8.      Masalah Sastra Populer
8.1  Sastra yang pengertiannya pada umum biasa disebut sastra murni. Sastra populer adalah tentang kebudayaan populer.  Kebudayaan itu bukan gejala modern, hanya diakui pada zaman modern ini.
8.2  Posisi sastra populer dengan masyarakat. Menurut greenberg melibatkan penelitian estetik. Masyarakat modern akibat dari kesadaran yang unggul tentang sejarah.
8.3  Kaum pelopor tentunya ada yang berada di belakangnya, kitsch, mencakup seni dan sastra komersial dan populer. Dalam perkembangannya, kitsch berhasil menaklukkan hasil kebudayaan masyarakat. Segala nilai sebenarnya adalah nilai yang diukur manusia jadi bersifat nisbi.

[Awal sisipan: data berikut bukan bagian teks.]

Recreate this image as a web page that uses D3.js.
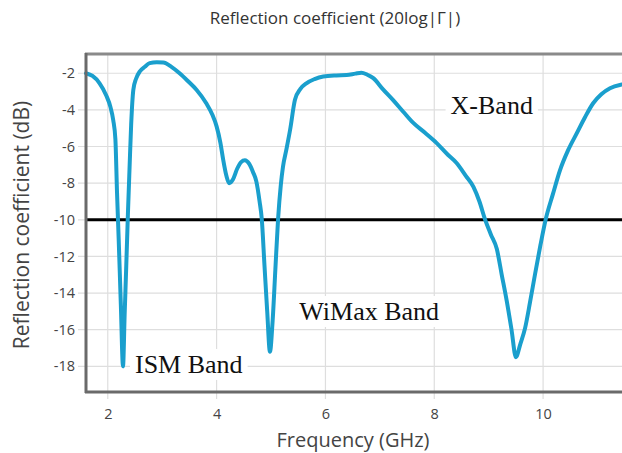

8.4  Tumbuhnya kebudayaan erat hubungannya pertumbuhan demokrasi politik dan pendidikan populer. Kebudayaan massa merupakan kekuatan yang dinamis dan revolusioner. Kebudayaan massa telah meminjam kebudayaan luhur, akademik, dan avant-garde. Kebudayaan massa tik akan mencapai nilai tinggi.
8.5  Abraham Kaplan mengemukakan pendekatan tentang seni populer, dilihat dari segi estetis. Seni populer ukurannya bukan ketidakmampuan memenuhi tuntutan kritik, tetapi bagaimana kegagalannya dan bagaimana yang dapat dicapai.
8.6  Kaplan menyatakan ciri-ciri seni populer, sederhana, tanpa kerumitan, dan tanpa kualifikasi. Dalam seni sastra hanya unsur tertentu sastra saja yang digunakan. Ciri selanjutnya, pengharaman ada makna ganda. Seni populer dari segi perasaan sangat menghibur.
8.7  Kaplan tidak setuju dengan penjelasan seni populer merupakan hubungan dari masyarakat modern dan kondisi sosialnya.
8.8  Seni populer biasanya dikaitkan dengan konsumen dan distribusinya. Seni populer selalu menghibur. Seni sejati dapat menjadi seni populer pada waktu tertentu. Dalam perbandingan, seniman masa lalu sedikit sekali mendapat pengaruh dari khalayak dan usahawan daripada seniman modern.